High temperature tensile properties of as-cast and forged CrMnFeCoNi high entropy alloy

High entropy alloys (HEAs) are a new kind of basic materials with excellent properties, which can be used in extreme service environment. In this paper, high temperature tensile properties of as-cast and forged CrMnFe-CoNi high entropy alloy with a single-phase face-centered cubic (FCC) crystal structure were investigated. The coarse equiaxed structure was transformed into a fine structure with the average grain size of similar to 18.5 mu m after hot forging, and twinning and low angle grain boundaries (LAGBs) were observed in as-forged alloy.
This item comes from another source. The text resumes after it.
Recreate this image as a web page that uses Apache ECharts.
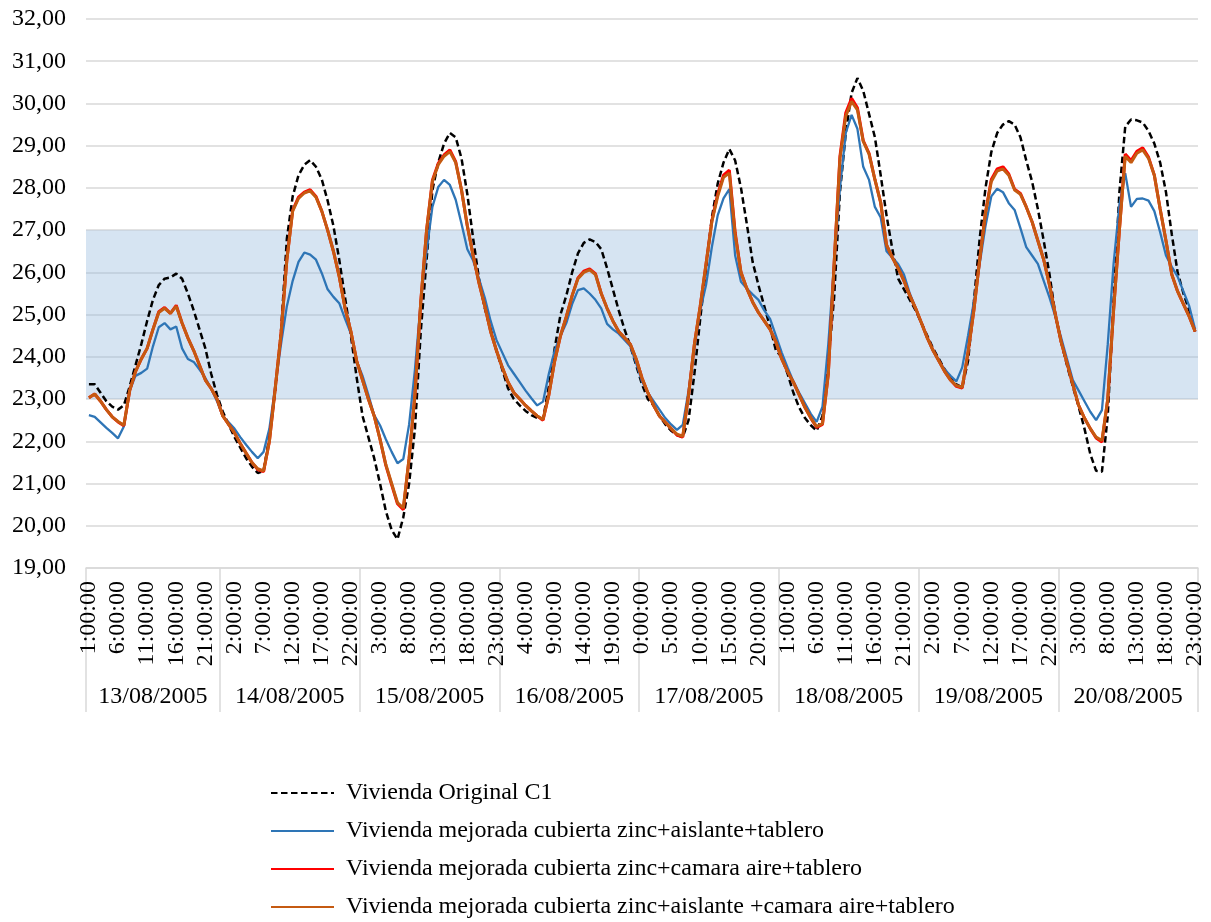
<!DOCTYPE html>
<html>
<head>
<meta charset="utf-8">
<script src="https://cdn.jsdelivr.net/npm/echarts@6/dist/echarts.min.js"></script>
<style>html,body{margin:0;padding:0;background:#fff}#c{width:1211px;height:922px}</style>
</head>
<body>
<div id="c"></div>
<script>
// ---- data ----
const days = ['13/08/2005','14/08/2005','15/08/2005','16/08/2005','17/08/2005','18/08/2005','19/08/2005','20/08/2005'];
const firstHour = 1; // first reading 13/08/2005 1:00:00, hourly

const seriesNames = [
  'Vivienda Original C1',
  'Vivienda mejorada cubierta zinc+aislante+tablero',
  'Vivienda mejorada cubierta zinc+camara aire+tablero',
  'Vivienda mejorada cubierta zinc+aislante +camara aire+tablero'
];

const original = [
  23.35,23.35,23.15,22.95,22.82,22.75,22.85,23.3,23.8,24.3,24.85,25.35,25.7,25.85,25.88,25.97,25.85,25.5,25.1,24.65,24.2,23.6,23.1,
  22.7,22.4,22.1,21.85,21.6,21.4,21.25,21.3,22.1,23.2,24.6,26.8,27.8,28.3,28.55,28.66,28.5,28.2,27.7,27.1,26.3,25.4,24.5,23.5,
  22.6,22.1,21.6,21.0,20.35,19.9,19.68,20.2,21.0,22.3,24.6,26.3,27.95,28.6,29.05,29.3,29.2,28.7,27.85,26.8,25.85,25.15,24.65,24.15,
  23.7,23.25,23.0,22.85,22.72,22.62,22.55,22.52,23.3,24.2,25.0,25.45,26.0,26.45,26.7,26.78,26.72,26.55,26.1,25.6,25.1,24.65,24.25,23.8,
  23.35,23.0,22.85,22.6,22.4,22.25,22.15,22.1,22.5,23.6,24.9,26.1,27.3,28.1,28.6,28.92,28.65,28.0,27.15,26.25,25.7,25.2,24.7,24.15,
  24.0,23.6,23.15,22.8,22.55,22.38,22.25,22.6,23.9,25.4,27.9,29.3,30.25,30.6,30.3,29.75,29.2,28.3,27.35,26.55,25.85,25.6,25.35,25.1,
  24.8,24.5,24.2,23.95,23.7,23.5,23.35,23.28,23.9,25.3,26.8,28.0,28.85,29.3,29.5,29.58,29.5,29.2,28.65,28.15,27.5,26.75,25.95,25.0,
  24.35,23.8,23.3,22.82,22.3,21.7,21.3,21.28,22.6,25.3,27.9,29.45,29.62,29.6,29.55,29.35,29.05,28.6,27.9,26.9,26.0,25.5,25.1,24.6
];

const zincAislante = [
  22.62,22.58,22.45,22.32,22.2,22.07,22.35,23.2,23.55,23.62,23.72,24.25,24.7,24.8,24.65,24.72,24.2,23.95,23.88,23.7,23.5,23.25,22.95,
  22.6,22.45,22.3,22.1,21.92,21.75,21.6,21.75,22.3,23.3,24.3,25.2,25.8,26.25,26.47,26.42,26.3,25.98,25.6,25.42,25.27,24.9,24.55,23.9,
  23.55,23.1,22.62,22.38,22.05,21.75,21.48,21.58,22.4,23.7,25.3,26.5,27.55,28.02,28.19,28.07,27.72,27.15,26.55,26.28,25.85,25.4,24.85,24.4,
  24.1,23.8,23.6,23.4,23.2,23.02,22.85,22.94,23.6,24.15,24.5,24.8,25.25,25.58,25.62,25.5,25.35,25.15,24.78,24.65,24.55,24.4,24.25,23.85,
  23.42,23.15,22.95,22.75,22.55,22.4,22.27,22.39,23.2,24.2,25.1,25.7,26.6,27.35,27.75,27.97,26.4,25.78,25.62,25.48,25.35,25.1,24.9,24.5,
  24.1,23.75,23.42,23.15,22.9,22.65,22.46,22.82,24.3,26.2,28.0,29.3,29.73,29.4,28.5,28.19,27.55,27.3,26.5,26.35,26.2,25.95,25.5,25.15,
  24.8,24.45,24.15,23.9,23.7,23.55,23.42,23.75,24.5,25.3,26.2,27.1,27.8,27.98,27.9,27.64,27.48,27.05,26.6,26.4,26.2,25.8,25.4,24.95,
  24.45,23.95,23.45,23.2,22.95,22.7,22.5,22.74,24.3,26.2,27.6,28.35,27.55,27.74,27.75,27.7,27.45,26.95,26.4,26.13,25.9,25.55,25.2,24.65
];

const zincCamara = [
  23.03,23.12,22.95,22.75,22.58,22.46,22.37,23.2,23.65,23.95,24.2,24.65,25.07,25.17,25.03,25.22,24.8,24.45,24.15,23.8,23.45,23.25,23.0,
  22.6,22.4,22.2,21.95,21.72,21.5,21.33,21.28,22.0,23.25,24.55,26.3,27.47,27.78,27.9,27.96,27.8,27.45,27.0,26.5,25.9,25.15,24.6,23.9,
  23.45,23.0,22.6,22.05,21.43,20.97,20.52,20.38,21.6,23.1,25.3,27.0,28.18,28.58,28.78,28.9,28.62,27.95,27.1,26.4,25.75,25.2,24.6,24.15,
  23.75,23.4,23.15,23.0,22.85,22.72,22.6,22.5,23.1,23.9,24.5,24.95,25.45,25.87,26.03,26.08,25.97,25.5,25.15,24.85,24.6,24.45,24.3,23.95,
  23.5,23.15,22.85,22.6,22.45,22.3,22.15,22.1,23.1,24.3,25.2,26.2,27.22,27.85,28.3,28.42,26.95,26.0,25.62,25.3,25.05,24.85,24.65,24.35,
  23.95,23.65,23.4,23.1,22.8,22.55,22.33,22.4,23.6,26.2,28.75,29.78,30.12,29.9,29.12,28.82,28.2,27.65,26.65,26.35,26.1,25.8,25.45,25.15,
  24.8,24.45,24.15,23.9,23.65,23.45,23.3,23.26,24.1,25.1,26.3,27.42,28.2,28.45,28.5,28.33,27.97,27.87,27.55,27.2,26.75,26.3,25.7,25.0,
  24.35,23.85,23.35,22.85,22.55,22.3,22.08,21.98,23.0,25.1,27.0,28.8,28.65,28.87,28.95,28.73,28.3,27.5,26.75,25.95,25.55,25.25,24.95,24.6
];

const zincAislanteCamara = [
  23.03,23.12,22.95,22.75,22.58,22.47,22.38,23.2,23.65,23.95,24.2,24.65,25.05,25.15,25.03,25.2,24.8,24.45,24.15,23.8,23.45,23.25,23.0,
  22.6,22.4,22.2,21.95,21.72,21.5,21.35,21.3,22.0,23.25,24.55,26.3,27.45,27.75,27.88,27.93,27.78,27.45,27.0,26.5,25.9,25.15,24.6,23.9,
  23.45,23.0,22.6,22.05,21.45,21.0,20.55,20.42,21.6,23.1,25.3,27.0,28.15,28.55,28.75,28.86,28.6,27.95,27.1,26.4,25.75,25.2,24.6,24.15,
  23.75,23.4,23.15,23.0,22.85,22.72,22.6,22.52,23.1,23.9,24.5,24.95,25.45,25.85,26.0,26.06,25.95,25.5,25.15,24.85,24.6,24.45,24.3,23.95,
  23.5,23.15,22.85,22.6,22.45,22.3,22.17,22.12,23.1,24.3,25.2,26.2,27.2,27.8,28.25,28.35,26.9,26.0,25.62,25.3,25.05,24.85,24.65,24.35,
  23.95,23.65,23.4,23.1,22.8,22.55,22.35,22.42,23.6,26.2,28.7,29.7,30.05,29.85,29.1,28.8,28.2,27.65,26.65,26.35,26.1,25.8,25.45,25.15,
  24.8,24.45,24.15,23.9,23.65,23.45,23.32,23.28,24.1,25.1,26.3,27.4,28.15,28.4,28.45,28.3,27.95,27.85,27.55,27.2,26.75,26.3,25.7,25.0,
  24.35,23.85,23.35,22.85,22.55,22.3,22.1,22.02,23.0,25.1,27.0,28.75,28.6,28.82,28.9,28.7,28.3,27.5,26.75,25.95,25.55,25.25,24.95,24.6
];

const comfortBand = [23, 27];
const yMin = 19, yMax = 32, yStep = 1;

// ---- derived categories ----
const n = original.length;
const hourLabels = [];
const dayStarts = [];
for (let i = 0; i < n; i++) {
  const h = (firstHour + i) % 24;
  hourLabels.push(h + ':00:00');
  if (h === 0) dayStarts.push(i);
}
const bounds = [0].concat(dayStarts, [n]);
const centers = [];
for (let k = 0; k < bounds.length - 1; k++) centers.push((bounds[k] + bounds[k + 1]) / 2);

const FONT = '"Liberation Serif", "Times New Roman", serif';
const GRID = '#D9D9D9';

const chart = echarts.init(document.getElementById('c'), null, {renderer: 'canvas'});
chart.setOption({
  animation: false,
  backgroundColor: '#fff',
  grid: {left: 86, right: 13, top: 19, bottom: 354, outerBoundsMode: 'none'},
  legend: {
    orient: 'vertical', left: 270, top: 781, padding: 0,
    itemWidth: 63, itemHeight: 14, itemGap: 14,
    itemStyle: {opacity: 0},
    textStyle: {fontFamily: FONT, fontSize: 24, color: '#000', lineHeight: 24, padding: [0, 0, 0, 7]},
    data: seriesNames
  },
  xAxis: [
    {
      type: 'category', data: hourLabels, boundaryGap: true, position: 'bottom',
      axisLine: {lineStyle: {color: GRID, width: 1.5}},
      axisTick: {show: false},
      axisLabel: {interval: 4, rotate: 90, margin: 13, fontFamily: FONT, fontSize: 24, color: '#000'},
      splitLine: {show: false}
    },
    {
      type: 'value', min: 0, max: n, position: 'bottom',
      axisLine: {show: false},
      axisTick: {show: true, customValues: bounds, length: 144, lineStyle: {color: GRID, width: 1.5}},
      axisLabel: {
        customValues: centers, margin: 117, fontFamily: FONT, fontSize: 24, color: '#000',
        formatter: function (v) { const k = centers.indexOf(v); return k >= 0 ? days[k] : ''; }
      },
      splitLine: {show: false}
    }
  ],
  yAxis: {
    type: 'value', min: yMin, max: yMax, interval: yStep,
    axisLine: {show: false}, axisTick: {show: false},
    splitLine: {lineStyle: {color: GRID, width: 1.5}},
    axisLabel: {
      margin: 20, fontFamily: FONT, fontSize: 24, color: '#000',
      formatter: function (v) { return v.toFixed(2).replace('.', ','); }
    }
  },
  series: [
    {
      name: seriesNames[0], type: 'line', data: original, symbol: 'none',
      lineStyle: {color: '#000', width: 2.5, type: [6.5, 3.5]}, itemStyle: {color: '#000'},
      markArea: {
        silent: true,
        itemStyle: {color: 'rgba(146,185,222,0.38)'},
        data: [[{yAxis: comfortBand[0]}, {yAxis: comfortBand[1]}]]
      }
    },
    {
      name: seriesNames[1], type: 'line', data: zincAislante, symbol: 'none',
      lineStyle: {color: '#2E75B6', width: 2.3}, itemStyle: {color: '#2E75B6'}
    },
    {
      name: seriesNames[2], type: 'line', data: zincCamara, symbol: 'none',
      lineStyle: {color: '#FF0000', width: 3}, itemStyle: {color: '#FF0000'}
    },
    {
      name: seriesNames[3], type: 'line', data: zincAislanteCamara, symbol: 'none',
      lineStyle: {color: '#C55A11', width: 3}, itemStyle: {color: '#C55A11'}
    }
  ]
});
</script>
</body>
</html>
Tensile properties of the alloy in the as-cast and forged states were characterized in the temperature range of 25-950 degrees C. An outstanding strength had been achieved at every range of temperature for as-forged alloy, especially at 650 degrees C, the ultimate tensile strength and yield strength of the as-forged alloy increased by 40% and 158% compared with the as-cast alloy. Prominent serrations occurred from 350 degrees C to 650 degrees C for as-cast HEAs and from 350 degrees C to 500 degrees C for as-forged HEAs. The serration features varied from type A to type C in a specific temperature range and strain. Fracture mode changed from ductile fracture to brittle fracture at intermediate temperatures in both states, and the transformation temperature was 800 degrees C and 650 degrees C for the as-cast and as-forged HEAs, respectively. The temperature dependence of deformation mechanisms in as-forged HEAs were also studied. The deformation mechanism changed from mixed dislocation slipping and twinning to wavy slip and dislocation cells with the increase of temperature. Dynamic recrystallization occurred at 950 degrees C, resulting in softening of the HEAs.

Automated summary

This paper investigates the high temperature tensile properties of a single-phase FCC high entropy alloy and reveals that hot forging can refine the grain size and improve the tensile strength. The alloy exhibits different mechanical behaviors and fracture modes at different temperatures.